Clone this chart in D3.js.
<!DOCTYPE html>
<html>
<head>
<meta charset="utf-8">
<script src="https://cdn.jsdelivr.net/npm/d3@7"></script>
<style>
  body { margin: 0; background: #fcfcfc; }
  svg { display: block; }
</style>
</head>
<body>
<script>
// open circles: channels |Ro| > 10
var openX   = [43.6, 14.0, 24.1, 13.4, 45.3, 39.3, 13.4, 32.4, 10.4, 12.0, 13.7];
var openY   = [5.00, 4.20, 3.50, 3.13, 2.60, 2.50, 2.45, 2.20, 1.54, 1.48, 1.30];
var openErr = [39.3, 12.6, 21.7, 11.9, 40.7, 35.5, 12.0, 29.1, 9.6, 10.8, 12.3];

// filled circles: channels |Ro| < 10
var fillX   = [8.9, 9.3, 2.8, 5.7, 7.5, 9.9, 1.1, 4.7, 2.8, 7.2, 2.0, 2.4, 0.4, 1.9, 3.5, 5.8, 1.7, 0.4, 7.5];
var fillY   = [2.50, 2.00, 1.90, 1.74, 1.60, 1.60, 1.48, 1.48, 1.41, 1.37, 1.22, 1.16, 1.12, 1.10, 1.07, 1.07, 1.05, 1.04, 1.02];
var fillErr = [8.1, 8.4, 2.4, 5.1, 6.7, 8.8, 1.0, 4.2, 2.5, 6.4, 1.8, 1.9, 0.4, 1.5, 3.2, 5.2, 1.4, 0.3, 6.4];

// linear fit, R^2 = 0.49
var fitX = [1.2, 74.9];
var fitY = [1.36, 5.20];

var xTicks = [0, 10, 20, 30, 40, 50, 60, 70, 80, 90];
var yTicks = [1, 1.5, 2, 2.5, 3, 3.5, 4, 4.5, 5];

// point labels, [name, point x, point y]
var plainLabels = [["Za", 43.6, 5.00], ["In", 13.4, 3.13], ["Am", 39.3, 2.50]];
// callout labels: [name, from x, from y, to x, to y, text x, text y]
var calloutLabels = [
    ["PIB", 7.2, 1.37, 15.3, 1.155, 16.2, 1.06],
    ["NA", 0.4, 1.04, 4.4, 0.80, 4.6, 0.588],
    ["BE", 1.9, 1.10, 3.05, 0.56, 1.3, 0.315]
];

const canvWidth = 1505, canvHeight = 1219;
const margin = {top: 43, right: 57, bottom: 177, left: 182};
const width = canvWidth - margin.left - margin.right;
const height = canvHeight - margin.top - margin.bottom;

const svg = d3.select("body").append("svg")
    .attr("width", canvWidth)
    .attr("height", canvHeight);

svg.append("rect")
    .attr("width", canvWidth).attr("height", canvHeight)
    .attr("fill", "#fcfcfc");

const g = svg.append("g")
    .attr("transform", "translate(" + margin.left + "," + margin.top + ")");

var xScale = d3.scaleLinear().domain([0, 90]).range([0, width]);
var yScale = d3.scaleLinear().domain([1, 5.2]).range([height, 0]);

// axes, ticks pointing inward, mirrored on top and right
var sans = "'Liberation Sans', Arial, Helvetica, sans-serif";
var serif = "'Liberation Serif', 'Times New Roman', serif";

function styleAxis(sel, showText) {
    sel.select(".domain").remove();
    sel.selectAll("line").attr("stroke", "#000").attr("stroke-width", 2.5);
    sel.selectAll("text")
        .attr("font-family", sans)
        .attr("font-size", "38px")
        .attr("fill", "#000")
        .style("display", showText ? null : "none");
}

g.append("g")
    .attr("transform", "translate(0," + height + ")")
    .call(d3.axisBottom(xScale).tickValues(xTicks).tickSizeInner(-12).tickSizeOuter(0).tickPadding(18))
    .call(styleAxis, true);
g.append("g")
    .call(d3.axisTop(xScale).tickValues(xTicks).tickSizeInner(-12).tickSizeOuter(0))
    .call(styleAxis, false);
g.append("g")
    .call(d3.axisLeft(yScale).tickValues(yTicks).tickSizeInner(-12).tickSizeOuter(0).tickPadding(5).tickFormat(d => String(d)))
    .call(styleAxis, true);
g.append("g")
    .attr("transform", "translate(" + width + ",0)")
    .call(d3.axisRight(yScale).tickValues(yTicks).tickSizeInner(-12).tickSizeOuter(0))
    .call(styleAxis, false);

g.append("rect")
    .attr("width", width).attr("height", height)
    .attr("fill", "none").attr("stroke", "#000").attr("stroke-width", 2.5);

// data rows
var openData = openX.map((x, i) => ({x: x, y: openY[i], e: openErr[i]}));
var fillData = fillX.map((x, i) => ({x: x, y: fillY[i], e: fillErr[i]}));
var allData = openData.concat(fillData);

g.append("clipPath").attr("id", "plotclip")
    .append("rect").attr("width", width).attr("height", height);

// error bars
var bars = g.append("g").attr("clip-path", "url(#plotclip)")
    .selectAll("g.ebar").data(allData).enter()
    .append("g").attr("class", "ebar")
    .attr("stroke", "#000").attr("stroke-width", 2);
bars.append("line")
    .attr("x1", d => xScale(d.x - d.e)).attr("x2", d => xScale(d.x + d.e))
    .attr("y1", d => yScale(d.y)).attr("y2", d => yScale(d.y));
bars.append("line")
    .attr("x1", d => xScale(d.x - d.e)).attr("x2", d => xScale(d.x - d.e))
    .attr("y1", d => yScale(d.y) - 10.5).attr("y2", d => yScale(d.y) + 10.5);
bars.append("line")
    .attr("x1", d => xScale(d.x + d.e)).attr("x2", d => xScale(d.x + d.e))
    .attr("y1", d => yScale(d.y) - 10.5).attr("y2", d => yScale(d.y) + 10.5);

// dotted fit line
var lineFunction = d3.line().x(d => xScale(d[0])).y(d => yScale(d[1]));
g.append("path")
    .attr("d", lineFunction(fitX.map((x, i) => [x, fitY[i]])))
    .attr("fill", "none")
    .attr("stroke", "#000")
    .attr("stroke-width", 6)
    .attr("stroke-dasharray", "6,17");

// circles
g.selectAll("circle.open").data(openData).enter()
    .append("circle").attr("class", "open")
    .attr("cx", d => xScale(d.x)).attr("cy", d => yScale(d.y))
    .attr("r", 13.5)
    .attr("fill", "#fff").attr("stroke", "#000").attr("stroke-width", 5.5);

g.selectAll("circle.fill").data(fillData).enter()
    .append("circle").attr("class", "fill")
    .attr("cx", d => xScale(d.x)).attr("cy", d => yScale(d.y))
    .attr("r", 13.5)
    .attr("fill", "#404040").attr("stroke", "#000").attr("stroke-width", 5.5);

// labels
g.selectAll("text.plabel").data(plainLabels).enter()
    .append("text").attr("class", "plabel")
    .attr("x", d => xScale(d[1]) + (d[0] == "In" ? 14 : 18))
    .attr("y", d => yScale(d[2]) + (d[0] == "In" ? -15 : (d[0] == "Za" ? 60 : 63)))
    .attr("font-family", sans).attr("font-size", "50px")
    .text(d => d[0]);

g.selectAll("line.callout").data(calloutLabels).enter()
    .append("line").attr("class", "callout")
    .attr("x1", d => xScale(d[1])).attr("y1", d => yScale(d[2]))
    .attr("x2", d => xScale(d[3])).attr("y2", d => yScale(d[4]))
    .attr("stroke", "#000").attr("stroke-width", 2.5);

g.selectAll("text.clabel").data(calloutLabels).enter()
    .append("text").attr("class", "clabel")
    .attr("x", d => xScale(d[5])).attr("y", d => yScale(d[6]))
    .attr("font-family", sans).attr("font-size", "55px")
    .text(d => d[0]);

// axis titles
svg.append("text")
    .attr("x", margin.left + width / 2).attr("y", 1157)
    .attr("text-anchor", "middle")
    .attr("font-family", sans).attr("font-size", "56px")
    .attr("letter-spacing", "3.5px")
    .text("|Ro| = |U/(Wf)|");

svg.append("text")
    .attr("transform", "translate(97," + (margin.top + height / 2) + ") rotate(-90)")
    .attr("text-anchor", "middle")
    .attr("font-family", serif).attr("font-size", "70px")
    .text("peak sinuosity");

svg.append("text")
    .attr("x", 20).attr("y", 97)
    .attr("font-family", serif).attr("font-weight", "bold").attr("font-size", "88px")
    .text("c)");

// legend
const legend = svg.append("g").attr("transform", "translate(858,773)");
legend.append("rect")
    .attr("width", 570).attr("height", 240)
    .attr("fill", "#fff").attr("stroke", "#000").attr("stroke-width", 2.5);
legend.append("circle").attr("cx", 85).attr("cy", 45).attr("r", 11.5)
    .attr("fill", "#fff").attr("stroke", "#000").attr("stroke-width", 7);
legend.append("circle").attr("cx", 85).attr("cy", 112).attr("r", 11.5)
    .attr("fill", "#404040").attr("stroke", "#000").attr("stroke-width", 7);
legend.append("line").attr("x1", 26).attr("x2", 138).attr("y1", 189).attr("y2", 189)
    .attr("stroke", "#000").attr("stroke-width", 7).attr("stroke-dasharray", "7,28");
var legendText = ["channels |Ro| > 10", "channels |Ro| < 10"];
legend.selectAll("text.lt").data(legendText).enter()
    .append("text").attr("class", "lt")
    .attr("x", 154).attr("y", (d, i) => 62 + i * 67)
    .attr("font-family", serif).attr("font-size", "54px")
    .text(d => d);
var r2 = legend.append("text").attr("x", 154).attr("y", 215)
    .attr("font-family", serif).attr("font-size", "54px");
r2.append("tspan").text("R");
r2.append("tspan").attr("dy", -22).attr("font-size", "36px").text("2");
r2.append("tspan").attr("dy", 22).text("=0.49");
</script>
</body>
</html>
....................
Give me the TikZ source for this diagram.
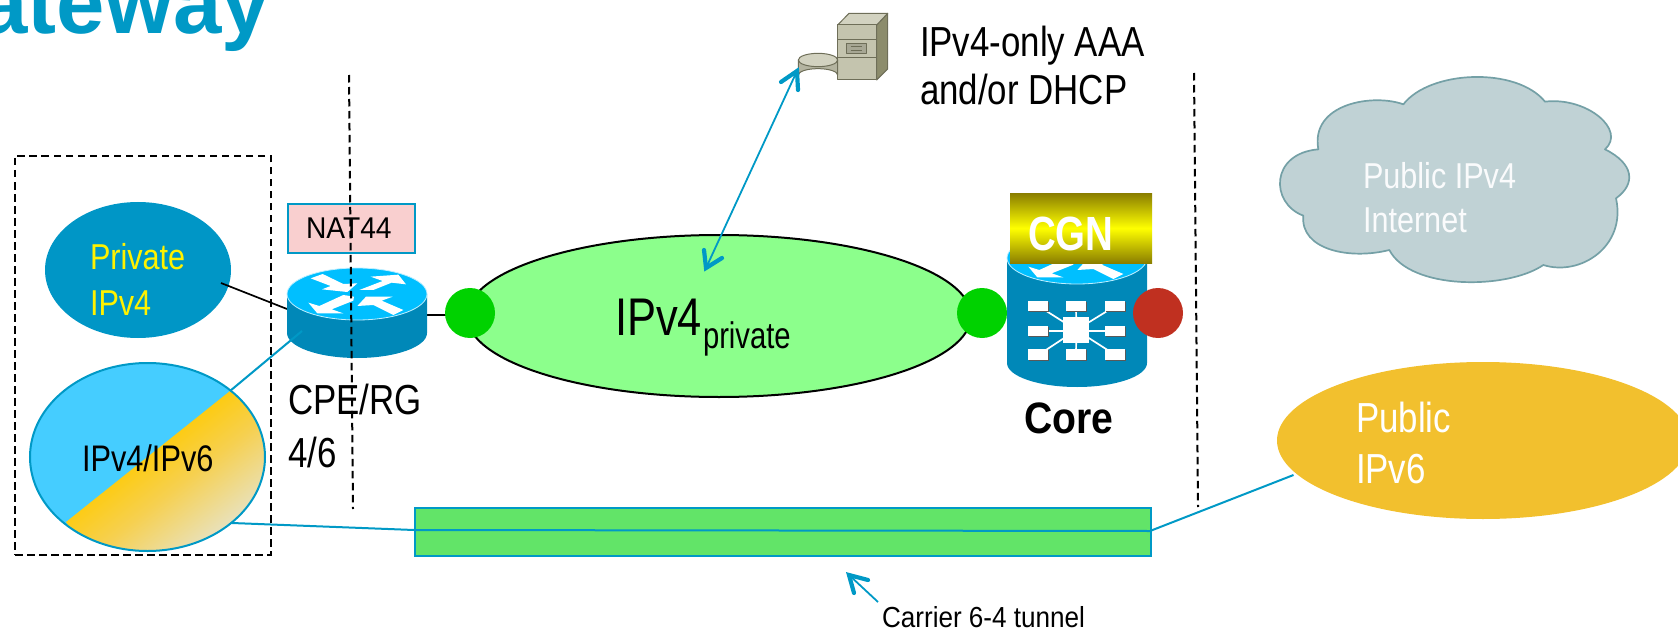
....................
**Work to be completed**:
Look above for every line with the word "this" and copy it.

**Complete output**:
Clone this chart in D3.js.
Give me the TikZ source for this diagram.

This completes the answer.